■ **Requirement**
In this exercise, print only the lines of the records below from the one with "Generate a web" through the one with "const panelLabels = ['z=4', 'z=3'];", inclusive. Pictures are not part of the copy.

___ Input data

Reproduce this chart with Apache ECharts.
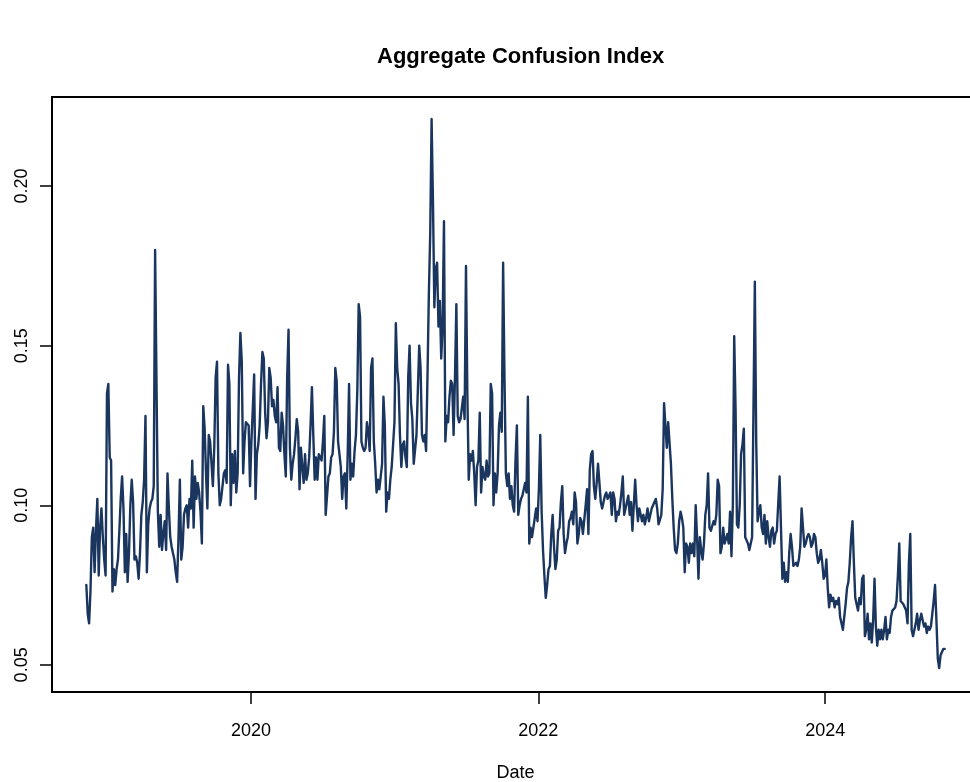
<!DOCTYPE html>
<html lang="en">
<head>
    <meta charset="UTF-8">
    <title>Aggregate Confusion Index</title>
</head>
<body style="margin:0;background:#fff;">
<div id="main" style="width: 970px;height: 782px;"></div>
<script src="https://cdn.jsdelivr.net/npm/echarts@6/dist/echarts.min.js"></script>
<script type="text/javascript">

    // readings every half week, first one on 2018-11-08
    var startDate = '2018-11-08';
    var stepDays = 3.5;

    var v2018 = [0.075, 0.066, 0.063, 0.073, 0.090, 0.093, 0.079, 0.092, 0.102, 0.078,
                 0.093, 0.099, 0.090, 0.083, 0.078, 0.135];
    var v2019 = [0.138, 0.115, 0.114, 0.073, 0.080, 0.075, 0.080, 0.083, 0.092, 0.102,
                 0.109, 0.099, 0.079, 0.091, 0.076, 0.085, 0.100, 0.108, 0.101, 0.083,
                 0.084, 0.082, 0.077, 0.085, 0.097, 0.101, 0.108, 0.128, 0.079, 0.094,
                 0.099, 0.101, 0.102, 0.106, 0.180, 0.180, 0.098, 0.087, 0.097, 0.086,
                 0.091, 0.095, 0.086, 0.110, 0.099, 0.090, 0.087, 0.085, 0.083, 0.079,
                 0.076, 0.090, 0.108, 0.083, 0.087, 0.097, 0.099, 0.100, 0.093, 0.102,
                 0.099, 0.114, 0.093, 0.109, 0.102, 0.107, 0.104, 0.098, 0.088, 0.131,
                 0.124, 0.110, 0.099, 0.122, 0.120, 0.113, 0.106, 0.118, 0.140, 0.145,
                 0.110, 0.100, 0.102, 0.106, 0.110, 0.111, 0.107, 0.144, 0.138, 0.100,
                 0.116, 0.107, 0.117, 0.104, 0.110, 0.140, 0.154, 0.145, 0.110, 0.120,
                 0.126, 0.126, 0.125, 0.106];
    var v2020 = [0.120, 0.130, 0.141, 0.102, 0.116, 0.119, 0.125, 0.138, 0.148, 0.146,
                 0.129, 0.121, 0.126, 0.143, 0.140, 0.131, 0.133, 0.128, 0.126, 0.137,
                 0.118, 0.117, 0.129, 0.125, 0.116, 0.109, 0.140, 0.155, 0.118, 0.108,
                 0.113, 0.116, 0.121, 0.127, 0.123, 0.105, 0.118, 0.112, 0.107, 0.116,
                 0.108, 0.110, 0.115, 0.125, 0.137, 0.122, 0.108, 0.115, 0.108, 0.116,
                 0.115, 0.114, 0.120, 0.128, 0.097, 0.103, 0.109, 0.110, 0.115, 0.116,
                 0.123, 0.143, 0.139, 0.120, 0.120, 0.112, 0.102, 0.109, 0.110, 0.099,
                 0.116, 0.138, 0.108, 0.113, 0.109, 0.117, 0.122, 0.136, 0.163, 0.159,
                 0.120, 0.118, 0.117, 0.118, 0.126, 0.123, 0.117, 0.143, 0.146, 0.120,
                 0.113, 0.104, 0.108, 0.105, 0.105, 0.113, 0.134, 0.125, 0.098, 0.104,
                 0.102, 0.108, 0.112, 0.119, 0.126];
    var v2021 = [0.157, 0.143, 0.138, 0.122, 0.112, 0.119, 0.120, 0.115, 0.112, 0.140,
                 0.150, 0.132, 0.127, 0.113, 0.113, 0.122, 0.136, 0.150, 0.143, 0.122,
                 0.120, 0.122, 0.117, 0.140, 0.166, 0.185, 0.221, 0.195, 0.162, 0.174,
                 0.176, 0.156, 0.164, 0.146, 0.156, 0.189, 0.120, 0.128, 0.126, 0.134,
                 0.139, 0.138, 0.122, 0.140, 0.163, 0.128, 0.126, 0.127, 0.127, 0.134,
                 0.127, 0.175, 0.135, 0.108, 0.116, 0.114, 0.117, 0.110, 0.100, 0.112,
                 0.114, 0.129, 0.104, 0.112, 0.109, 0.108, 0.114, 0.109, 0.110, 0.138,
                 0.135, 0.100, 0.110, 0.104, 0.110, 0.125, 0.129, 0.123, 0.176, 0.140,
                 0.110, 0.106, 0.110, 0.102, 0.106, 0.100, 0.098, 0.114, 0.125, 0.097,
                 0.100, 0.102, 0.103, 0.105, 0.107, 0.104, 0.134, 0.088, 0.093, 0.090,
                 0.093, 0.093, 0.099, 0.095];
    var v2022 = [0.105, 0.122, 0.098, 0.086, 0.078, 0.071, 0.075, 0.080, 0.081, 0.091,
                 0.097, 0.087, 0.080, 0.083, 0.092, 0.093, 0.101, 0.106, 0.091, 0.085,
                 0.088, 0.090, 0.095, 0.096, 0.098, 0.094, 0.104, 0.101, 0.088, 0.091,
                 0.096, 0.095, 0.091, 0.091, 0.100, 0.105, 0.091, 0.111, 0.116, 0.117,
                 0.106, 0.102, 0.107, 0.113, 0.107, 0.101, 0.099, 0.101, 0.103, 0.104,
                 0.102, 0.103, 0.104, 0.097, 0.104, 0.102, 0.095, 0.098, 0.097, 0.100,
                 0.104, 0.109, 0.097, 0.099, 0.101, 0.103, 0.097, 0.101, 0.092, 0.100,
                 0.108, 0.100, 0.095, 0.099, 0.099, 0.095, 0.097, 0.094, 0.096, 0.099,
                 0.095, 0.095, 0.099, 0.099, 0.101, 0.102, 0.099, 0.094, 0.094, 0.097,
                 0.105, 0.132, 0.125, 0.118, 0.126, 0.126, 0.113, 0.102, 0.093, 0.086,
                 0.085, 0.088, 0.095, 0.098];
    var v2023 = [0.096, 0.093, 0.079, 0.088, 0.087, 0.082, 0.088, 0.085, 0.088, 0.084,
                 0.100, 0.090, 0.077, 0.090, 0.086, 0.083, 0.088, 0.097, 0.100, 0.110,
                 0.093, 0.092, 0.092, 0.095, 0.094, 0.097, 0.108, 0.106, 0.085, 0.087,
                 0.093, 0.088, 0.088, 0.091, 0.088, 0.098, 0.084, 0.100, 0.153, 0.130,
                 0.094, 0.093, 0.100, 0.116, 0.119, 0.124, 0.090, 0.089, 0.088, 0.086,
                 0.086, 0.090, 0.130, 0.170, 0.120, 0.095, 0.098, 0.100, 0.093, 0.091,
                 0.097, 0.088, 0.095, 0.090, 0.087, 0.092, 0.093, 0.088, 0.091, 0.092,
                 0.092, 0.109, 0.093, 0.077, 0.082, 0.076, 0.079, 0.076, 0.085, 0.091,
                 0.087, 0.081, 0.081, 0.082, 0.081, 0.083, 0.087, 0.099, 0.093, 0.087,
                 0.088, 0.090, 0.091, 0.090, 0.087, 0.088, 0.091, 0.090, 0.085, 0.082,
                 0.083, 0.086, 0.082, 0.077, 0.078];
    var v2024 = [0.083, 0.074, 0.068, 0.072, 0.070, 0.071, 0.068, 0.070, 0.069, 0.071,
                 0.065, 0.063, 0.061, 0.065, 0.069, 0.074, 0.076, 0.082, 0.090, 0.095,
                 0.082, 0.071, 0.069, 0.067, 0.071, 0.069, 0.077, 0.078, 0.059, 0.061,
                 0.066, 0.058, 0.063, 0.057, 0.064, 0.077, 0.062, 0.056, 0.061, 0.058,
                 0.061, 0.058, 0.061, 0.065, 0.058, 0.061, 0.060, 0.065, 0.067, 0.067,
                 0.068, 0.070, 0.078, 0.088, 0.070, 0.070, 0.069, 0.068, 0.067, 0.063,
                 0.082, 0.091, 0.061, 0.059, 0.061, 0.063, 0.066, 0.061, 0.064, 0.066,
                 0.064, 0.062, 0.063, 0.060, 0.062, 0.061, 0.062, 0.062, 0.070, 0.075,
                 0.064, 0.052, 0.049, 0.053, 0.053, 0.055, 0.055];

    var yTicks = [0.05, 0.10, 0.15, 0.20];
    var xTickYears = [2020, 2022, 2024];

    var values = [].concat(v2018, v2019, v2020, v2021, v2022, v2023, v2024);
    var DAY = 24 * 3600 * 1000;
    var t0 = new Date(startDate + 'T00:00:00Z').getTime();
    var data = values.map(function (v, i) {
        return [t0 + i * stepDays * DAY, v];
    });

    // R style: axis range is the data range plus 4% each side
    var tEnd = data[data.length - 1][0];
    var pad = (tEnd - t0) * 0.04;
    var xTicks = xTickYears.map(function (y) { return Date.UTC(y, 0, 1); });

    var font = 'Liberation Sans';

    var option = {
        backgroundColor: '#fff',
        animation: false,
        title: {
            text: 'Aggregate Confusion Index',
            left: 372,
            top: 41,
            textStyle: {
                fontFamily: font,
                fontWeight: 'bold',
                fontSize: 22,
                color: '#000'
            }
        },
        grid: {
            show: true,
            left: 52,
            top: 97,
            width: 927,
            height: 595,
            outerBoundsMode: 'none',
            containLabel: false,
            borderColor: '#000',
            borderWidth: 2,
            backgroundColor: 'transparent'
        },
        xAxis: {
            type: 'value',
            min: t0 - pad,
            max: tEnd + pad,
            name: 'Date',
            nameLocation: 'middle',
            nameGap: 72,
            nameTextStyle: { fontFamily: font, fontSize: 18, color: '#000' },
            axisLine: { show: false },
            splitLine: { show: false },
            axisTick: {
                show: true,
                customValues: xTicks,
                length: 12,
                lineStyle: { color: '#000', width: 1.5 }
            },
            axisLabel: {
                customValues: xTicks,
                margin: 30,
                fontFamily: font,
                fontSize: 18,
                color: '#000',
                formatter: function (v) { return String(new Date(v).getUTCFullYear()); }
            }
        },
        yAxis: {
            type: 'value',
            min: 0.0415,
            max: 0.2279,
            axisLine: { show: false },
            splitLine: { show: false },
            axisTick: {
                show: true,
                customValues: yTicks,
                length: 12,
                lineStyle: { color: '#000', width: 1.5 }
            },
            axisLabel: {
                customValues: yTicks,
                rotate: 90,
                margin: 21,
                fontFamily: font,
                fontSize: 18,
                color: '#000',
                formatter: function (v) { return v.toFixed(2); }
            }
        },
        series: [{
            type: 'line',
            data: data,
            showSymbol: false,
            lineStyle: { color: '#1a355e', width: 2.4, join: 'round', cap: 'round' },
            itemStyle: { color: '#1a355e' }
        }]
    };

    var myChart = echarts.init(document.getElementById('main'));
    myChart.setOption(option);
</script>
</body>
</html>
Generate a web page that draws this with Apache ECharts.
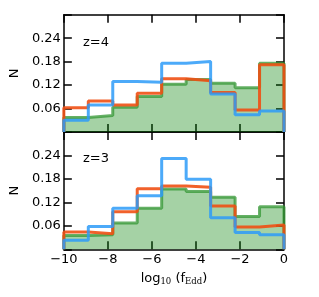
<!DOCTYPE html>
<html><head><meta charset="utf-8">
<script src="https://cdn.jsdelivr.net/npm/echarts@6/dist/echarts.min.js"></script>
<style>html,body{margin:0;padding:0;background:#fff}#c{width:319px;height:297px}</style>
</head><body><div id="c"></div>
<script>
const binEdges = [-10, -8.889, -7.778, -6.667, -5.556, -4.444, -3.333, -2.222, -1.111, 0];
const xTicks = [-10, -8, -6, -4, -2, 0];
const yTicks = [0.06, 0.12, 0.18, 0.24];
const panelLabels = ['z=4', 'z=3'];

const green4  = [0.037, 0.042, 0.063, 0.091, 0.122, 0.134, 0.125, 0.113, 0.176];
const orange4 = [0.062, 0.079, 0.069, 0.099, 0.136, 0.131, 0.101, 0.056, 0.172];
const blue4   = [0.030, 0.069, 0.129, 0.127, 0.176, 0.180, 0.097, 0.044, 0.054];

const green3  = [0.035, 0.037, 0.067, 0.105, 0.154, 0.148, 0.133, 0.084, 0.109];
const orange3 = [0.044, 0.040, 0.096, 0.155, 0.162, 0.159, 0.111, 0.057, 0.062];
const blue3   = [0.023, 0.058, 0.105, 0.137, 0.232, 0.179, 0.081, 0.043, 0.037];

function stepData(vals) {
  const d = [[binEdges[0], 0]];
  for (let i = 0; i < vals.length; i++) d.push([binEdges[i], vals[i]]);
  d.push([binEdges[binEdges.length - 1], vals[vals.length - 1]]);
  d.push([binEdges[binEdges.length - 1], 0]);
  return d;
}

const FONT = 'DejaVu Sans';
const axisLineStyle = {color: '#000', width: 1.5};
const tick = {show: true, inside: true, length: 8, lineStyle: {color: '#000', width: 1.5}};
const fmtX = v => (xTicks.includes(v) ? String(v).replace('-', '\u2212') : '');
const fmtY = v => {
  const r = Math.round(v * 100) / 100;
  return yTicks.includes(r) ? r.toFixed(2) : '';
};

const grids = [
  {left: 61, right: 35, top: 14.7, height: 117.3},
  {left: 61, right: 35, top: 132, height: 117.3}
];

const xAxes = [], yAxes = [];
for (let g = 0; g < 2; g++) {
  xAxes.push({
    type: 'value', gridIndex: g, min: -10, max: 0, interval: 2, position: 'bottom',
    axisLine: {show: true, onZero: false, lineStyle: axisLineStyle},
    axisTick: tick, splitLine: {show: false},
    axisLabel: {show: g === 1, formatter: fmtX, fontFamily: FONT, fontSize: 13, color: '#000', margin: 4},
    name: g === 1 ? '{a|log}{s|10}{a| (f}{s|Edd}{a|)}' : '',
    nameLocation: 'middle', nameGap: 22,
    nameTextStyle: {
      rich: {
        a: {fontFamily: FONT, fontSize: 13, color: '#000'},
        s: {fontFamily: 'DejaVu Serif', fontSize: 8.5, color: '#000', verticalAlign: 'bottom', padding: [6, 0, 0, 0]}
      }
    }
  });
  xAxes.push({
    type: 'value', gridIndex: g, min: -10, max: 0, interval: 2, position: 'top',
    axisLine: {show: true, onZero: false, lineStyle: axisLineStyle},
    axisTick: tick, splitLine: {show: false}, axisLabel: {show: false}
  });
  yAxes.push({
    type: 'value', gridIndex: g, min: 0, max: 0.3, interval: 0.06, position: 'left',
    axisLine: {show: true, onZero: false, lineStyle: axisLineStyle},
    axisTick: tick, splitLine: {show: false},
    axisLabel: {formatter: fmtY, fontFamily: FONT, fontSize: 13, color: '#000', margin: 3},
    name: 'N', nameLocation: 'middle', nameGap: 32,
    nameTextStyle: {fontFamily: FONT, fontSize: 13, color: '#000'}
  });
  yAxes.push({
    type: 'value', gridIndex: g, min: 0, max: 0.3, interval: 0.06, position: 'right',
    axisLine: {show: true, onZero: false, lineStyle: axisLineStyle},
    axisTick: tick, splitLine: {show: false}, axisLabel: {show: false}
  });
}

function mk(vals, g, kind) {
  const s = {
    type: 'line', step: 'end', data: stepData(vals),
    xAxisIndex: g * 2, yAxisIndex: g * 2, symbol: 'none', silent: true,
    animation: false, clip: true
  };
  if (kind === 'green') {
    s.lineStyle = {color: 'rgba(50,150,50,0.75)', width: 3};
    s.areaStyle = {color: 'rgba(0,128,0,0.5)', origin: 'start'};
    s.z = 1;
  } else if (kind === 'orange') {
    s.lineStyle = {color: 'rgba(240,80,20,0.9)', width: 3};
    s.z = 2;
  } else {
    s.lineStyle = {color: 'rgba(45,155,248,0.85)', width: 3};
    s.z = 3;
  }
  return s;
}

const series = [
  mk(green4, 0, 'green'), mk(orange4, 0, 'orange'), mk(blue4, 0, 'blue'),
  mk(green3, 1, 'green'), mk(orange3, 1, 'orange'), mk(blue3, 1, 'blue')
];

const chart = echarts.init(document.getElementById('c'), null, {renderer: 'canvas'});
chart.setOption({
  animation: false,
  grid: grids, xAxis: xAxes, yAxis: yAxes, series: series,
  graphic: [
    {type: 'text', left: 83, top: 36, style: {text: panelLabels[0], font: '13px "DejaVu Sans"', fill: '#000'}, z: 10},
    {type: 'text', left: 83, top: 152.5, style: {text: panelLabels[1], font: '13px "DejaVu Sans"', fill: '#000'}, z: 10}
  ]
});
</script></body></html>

______

■ **Solved exercise**
Generate a web page that draws this with Apache ECharts.
<!DOCTYPE html>
<html><head><meta charset="utf-8">
<script src="https://cdn.jsdelivr.net/npm/echarts@6/dist/echarts.min.js"></script>
<style>html,body{margin:0;padding:0;background:#fff}#c{width:319px;height:297px}</style>
</head><body><div id="c"></div>
<script>
const binEdges = [-10, -8.889, -7.778, -6.667, -5.556, -4.444, -3.333, -2.222, -1.111, 0];
const xTicks = [-10, -8, -6, -4, -2, 0];
const yTicks = [0.06, 0.12, 0.18, 0.24];
const panelLabels = ['z=4', 'z=3'];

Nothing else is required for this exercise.